From visual perception to inferential evidentiality1 | Amsterdam University Press Journals Online
2004
Volume 27, Issue 2
  • ISSN: 1384-5845
  • E-ISSN: 2352-1171

Abstract

Abstract

Many languages use verbs of perception to express evidentiality. This paper studies the evidential use of the object-oriented perception verb ‘look’ in Dutch. The results of a Twitter corpus study show that, whereas ‘looks as if’ occasionally comes with an evidential interpretation, the construction ‘looks like’ predominantly expresses inferential evidentiality. A diachronic investigation shows how the evidential reading of this construction developed from the object-oriented use of the verb, through a stage in which the construction is used to mark a prediction. This predictive reading, which is still available in present-day Dutch, is not evidential.

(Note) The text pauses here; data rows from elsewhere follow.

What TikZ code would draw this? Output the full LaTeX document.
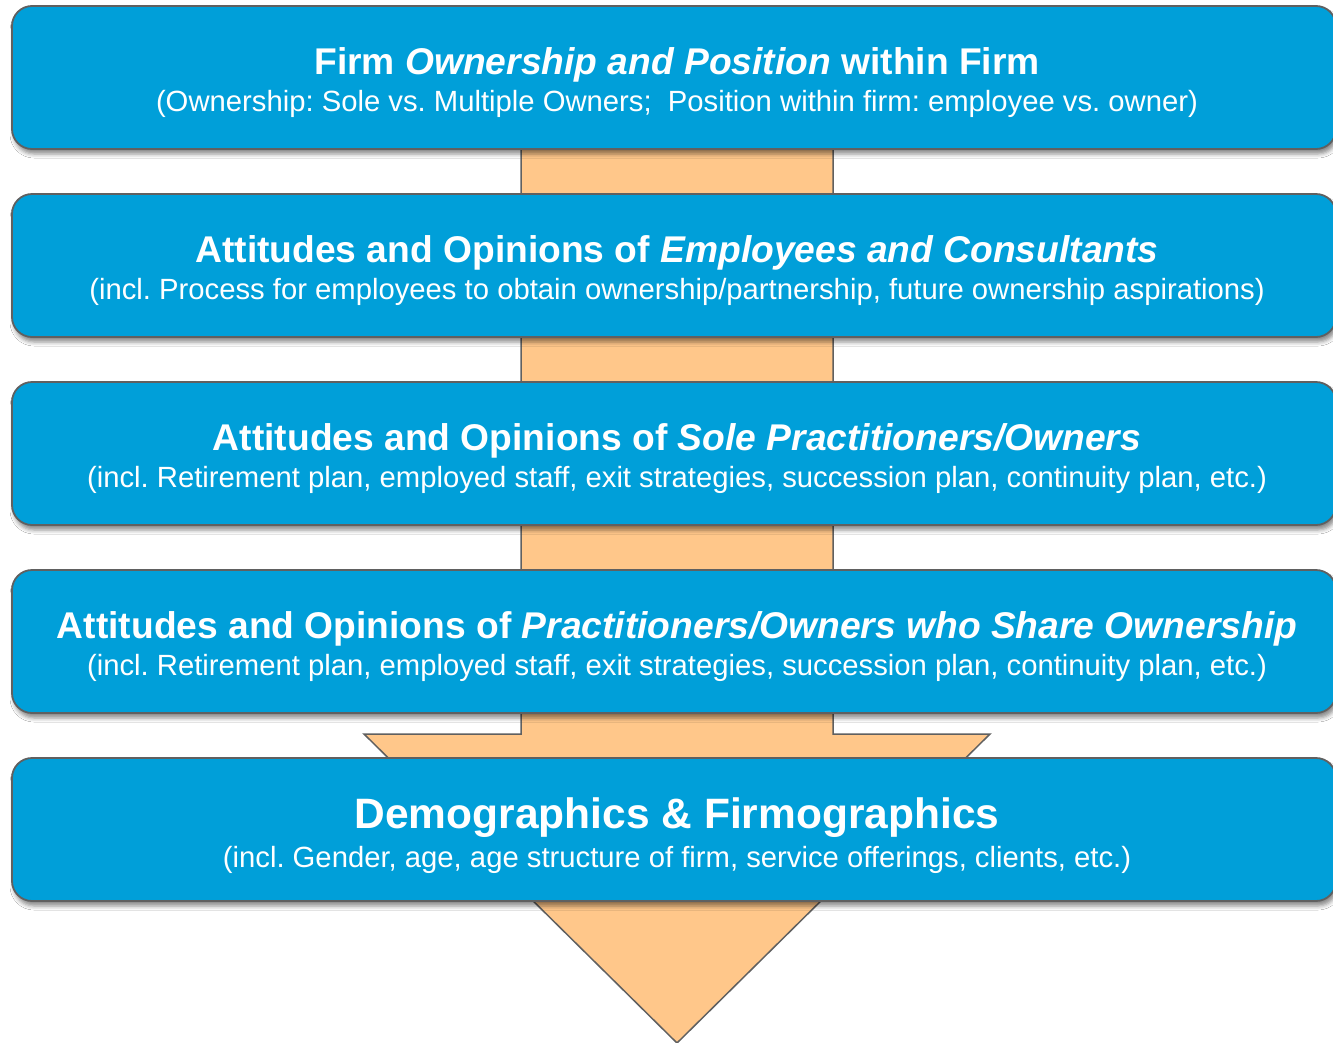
\documentclass[tikz,border=0pt]{standalone}
\usepackage{fontspec}
\setmainfont{Liberation Sans}
\usetikzlibrary{shadows.blur}
\definecolor{boxblue}{HTML}{009FD9}
\definecolor{arroworange}{HTML}{FFC78A}
\definecolor{edgegray}{HTML}{606060}
\frenchspacing
\begin{document}
\begin{tikzpicture}[x=1pt,y=-1pt,
  panel/.style={draw=edgegray, line width=1.8pt, fill=boxblue, rounded corners=20pt,
    minimum width=1324pt, minimum height=143pt, inner sep=0pt,
    blur shadow={shadow xshift=2pt, shadow yshift=-5pt, shadow blur radius=4pt, shadow opacity=45}},
  ttl/.style={anchor=base, text=white, font=\fontsize{37.2}{44}\selectfont\bfseries, inner sep=0pt},
  bigttl/.style={anchor=base, text=white, font=\fontsize{42.5}{50}\selectfont\bfseries, inner sep=0pt},
  sub/.style={anchor=base, text=white, font=\fontsize{29.25}{34}\selectfont, inner sep=0pt},
  flow/.style={fill=arroworange, draw=edgegray, line width=1.5pt, line join=miter}]
\useasboundingbox (0,0) rectangle (1333,1042);
\fill[white] (0,0) rectangle (1333,1042);

% big downward arrow behind the panels
\path[flow] (521,120) -- (521,734) -- (364,734) -- (677,1043) -- (990,734) -- (833,734) -- (833,120) -- cycle;

% panels
\node[panel] (b1) at (674,77.5) {};
\node[panel] (b2) at (674,265.5) {};
\node[panel] (b3) at (674,453.5) {};
\node[panel] (b4) at (674,641.5) {};
\node[panel] (b5) at (674,829.5) {};

% texts
\node[ttl] (t1) at (677,74) {Firm \textit{Ownership and Position} within Firm};
\node[sub] (s1) at (677,111) {(Ownership: Sole vs. Multiple Owners;\ \ Position within firm: employee vs. owner)};

\node[ttl] (t2) at (677,262) {Attitudes and Opinions of \textit{Employees and Consultants}};
\node[sub] (s2) at (677,299) {(incl. Process for employees to obtain ownership/partnership, future ownership aspirations)};

\node[ttl] (t3) at (677,450) {Attitudes and Opinions of \textit{Sole Practitioners/Owners}};
\node[sub] (s3) at (677,487) {(incl. Retirement plan, employed staff, exit strategies, succession plan, continuity plan, etc.)};

\node[ttl] (t4) at (677,638) {Attitudes and Opinions of \textit{Practitioners/Owners who Share Ownership}};
\node[sub] (s4) at (677,675) {(incl. Retirement plan, employed staff, exit strategies, succession plan, continuity plan, etc.)};

\node[bigttl] (t5) at (677,828) {Demographics \& Firmographics};
\node[sub] (s5) at (677,867) {(incl. Gender, age, age structure of firm, service offerings, clients, etc.)};
\end{tikzpicture}
\end{document}
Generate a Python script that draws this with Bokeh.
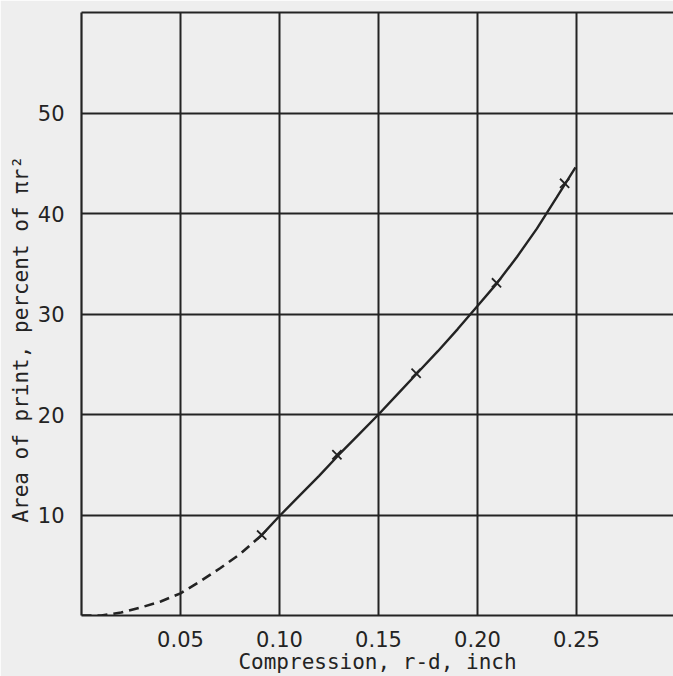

It does not indicate a speaker has supporting evidence for a factual claim, but rather they have evidence for something they expect to become a fact in the near future. Our diachronic study also reveals how another construction, with a subject-oriented verb ‘see (from it)’, once used to be an expression of inferential evidentiality as well. This particular construction appears to have lost the competition to its object-oriented counterpart ‘looks like’, as it is no longer attested. We argue that the construction ‘looks like’ has fully developed into an evidential construction, since its current primary function is to express evidentiality.